Tuesday, April 14, 2009

Text Hacking/Translating

A few weeks ago I made a nice breakthrough on text hacking, as I think I mentioned somewhere earlier. Though it wasn't my initial goal when setting out that week, I think it's a valuable skill to have that can have quite a bit of power to it. The process itself, however, not so user friendly. Or rather, just a pain to go through. I'll try to explain it as simply as I can.

All of the text in a game is stored as hex data. Basically, each character is assigned a graphic tile, and a hex address will bring up that graphic to create words. Our first objective in text editing is to find out what hex symbols which character. You can basically think of it as cracking a translation code. I start off by finding a very specific word or phrase in a game, one that will probably only appear once. In this case, I'll translate the word "battle" from Mario RPG.

1. We have to start somewhere, so we can hypothesize that "01" is equal to "A". Thus, "02" would be "B," "03" would be "C," etc. all the way up to "1A" for "Z" (Remember, we're working with hex, so after 09 would be "0A, 0B, 0C," not "10, 11, 12"). After we have our alphabet-to-hex key, we can translate the word "battle" as 02-01-18-18-0c-05 in hex. This isn't to say that the programmers in Mario RPG chose "01" as "a" and "02" as "b" etc. However, there is a relative change in hex value to the word "battle" regardless of where "a" starts at. Using a program called Windhex, there is a function called "relative search" that does all the hard work for you. If you load up a Mario RPG rom and do a relative search for 02-01-18-18-0c-05, it will go through all the possible translations of that pattern, and if you did everythign right, it will tell you what your "b-a-t-t-l-e" values are, giving you enough information to decode the alphabet for Mario RPG. Also, be aware of capitalization, because they do affect the result. If the original word you looked at was "BATTLE" as opposed to "battle" or even "Battle," you will get two different character sets (one for capital letters and one for lowercase, obviously).
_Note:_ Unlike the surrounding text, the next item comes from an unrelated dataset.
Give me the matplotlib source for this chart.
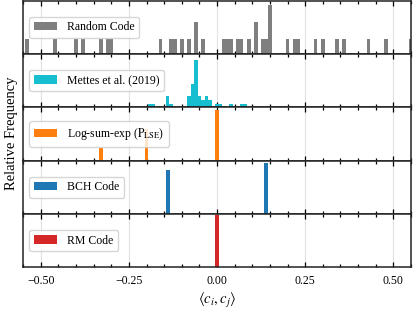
import numpy as np
import matplotlib
matplotlib.use("Agg")
import matplotlib.pyplot as plt
from matplotlib.ticker import MultipleLocator

plt.rcParams['font.family'] = ['Liberation Serif', 'DejaVu Serif']
plt.rcParams['mathtext.fontset'] = 'stix'
plt.rcParams['font.size'] = 8

# Random Code histogram (bin centres, counts)
random_x = [-0.54, -0.46, -0.40, -0.38, -0.33, -0.31, -0.30, -0.16, -0.13, -0.12,
            -0.10, -0.08, -0.06, -0.04, 0.02, 0.03, 0.04, 0.06, 0.07, 0.09,
            0.11, 0.13, 0.14, 0.15, 0.20, 0.22, 0.23, 0.28, 0.30, 0.34,
            0.36, 0.43, 0.48, 0.55]
random_n = [1, 1, 1, 1, 1, 1, 1, 1, 1, 1,
            1, 1, 2, 1, 1, 1, 1, 1, 1, 1,
            2, 1, 1, 3, 1, 1, 1, 1, 1, 1,
            1, 1, 1, 1]

# Mettes et al. (2019)
mettes_x = [-0.19, -0.18, -0.14, -0.13, -0.08, -0.07, -0.06, -0.05, -0.04, -0.03,
            -0.02, 0.00, 0.01, 0.04, 0.07, 0.08]
mettes_n = [1, 1, 3, 1, 3, 6, 12, 3, 2, 3,
            2, 1, 1, 1, 1, 1]

# Log-sum-exp
lse_x = [-0.33, -0.20, 0.00]
lse_n = [2, 5, 8]

# BCH Code
bch_x = [-0.14, 0.14]
bch_n = [7, 8]

# RM Code
rm_x = [0.00]
rm_n = [1]

panels = [
    (random_x, random_n, 'tab:gray', 'Random Code', 0.010, (0.1, 3.24)),
    (mettes_x, mettes_n, 'tab:cyan', 'Mettes et al. (2019)', 0.010, (0.2, 13.37)),
    (lse_x, lse_n, 'tab:orange', r'Log-sum-exp ($\mathrm{P}_{\mathrm{LSE}}$)', 0.010, (0, 8.38)),
    (bch_x, bch_n, 'tab:blue', 'BCH Code', 0.011, (0, 8.4)),
    (rm_x, rm_n, 'tab:red', 'RM Code', 0.013, (0, 1.027)),
]

fig, axes = plt.subplots(5, 1, figsize=(4.15, 3.11), dpi=100, sharex=True)
fig.subplots_adjust(left=0.056, right=0.990, top=0.998, bottom=0.1405, hspace=0)

for ax, (xs, ns, color, label, w, ylim) in zip(axes, panels):
    ax.bar(xs, ns, width=w, color=color, label=label, zorder=2)
    ax.set_xlim(-0.55, 0.55)
    ax.set_ylim(*ylim)
    ax.set_yticks([])
    ax.xaxis.set_major_locator(MultipleLocator(0.25))
    ax.xaxis.set_minor_locator(MultipleLocator(0.05))
    ax.tick_params(axis='x', which='both', direction='in', top=True, bottom=True,
                   width=0.9, labelsize=8.5, pad=5.5)
    ax.tick_params(axis='x', which='major', length=3.5)
    ax.tick_params(axis='x', which='minor', length=2)
    ax.grid(True, axis='x', which='major', color='#e2e2e2', lw=0.8, zorder=0)
    for s in ax.spines.values():
        s.set_linewidth(1.1)
        s.set_color('#222222')
    ax.legend(loc='center left', fontsize=8.5, fancybox=True, framealpha=0.8)

axes[-1].set_xticks([-0.5, -0.25, 0, 0.25, 0.5])
axes[-1].set_xticklabels(['\u22120.50', '\u22120.25', '0.00', '0.25', '0.50'])
axes[-1].set_xlabel(r'$\langle c_i, c_j \rangle$', fontsize=10.5, labelpad=3)
fig.text(0.027, 0.57, 'Relative Frequency', rotation=90, ha='center', va='center', fontsize=10.5)

fig.savefig('out.png', dpi=100)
2. Now that we know what characters represent what in Mario RPG, we have to make what's called a table to translate the hex to alphabet. This is exactly what it sounds like, and the program that I found to be the simplest was TaBuLar. Just go in and fill in what your table should be.
You can save from TaBuLar to a .TBL file for thingy.


3. When you start Thingy you are asked for a rom location and a .tbl location. If you load both, you'll see on the right hand side a translation of the hex and voila, you can go about editing the text as you wish. A little bit of a roundabout way of doing it, but it works. Pretty simple right? Well here's the best part.


Personally, I can't stand Thingy's GUI and just overall design, and it hurts my head to look at it for more than ten minutes. So I switched to a different Hex editor that I happened to stumble upon during my various endeavors: Translhextion. Translhextion lets you edit hex in a rom, save it, and it can also read Thingy .tbl files. But wait, it gets even better. Turns out Translhextion has its own relative search function, which, if it finds what you're looking for, will automatically translate the hex to english characters. And even more, you don't even have to do that original "hypothetical" translation like in step one. If you type in the word "battle" it will do the rest of the work for you. all with the press of an enter key. Sweet, right?


So what was the point of all that other garbage I just went through? Well, it was actaully a great way to understand it conceptually and poke around various pieces of software. It kind of does take the glory out of doing what I was doing, but after using that original method a few times, I am quite glad to say that I happened to notice that feature in Translhextion, because it's saved me hours of work now. Radical!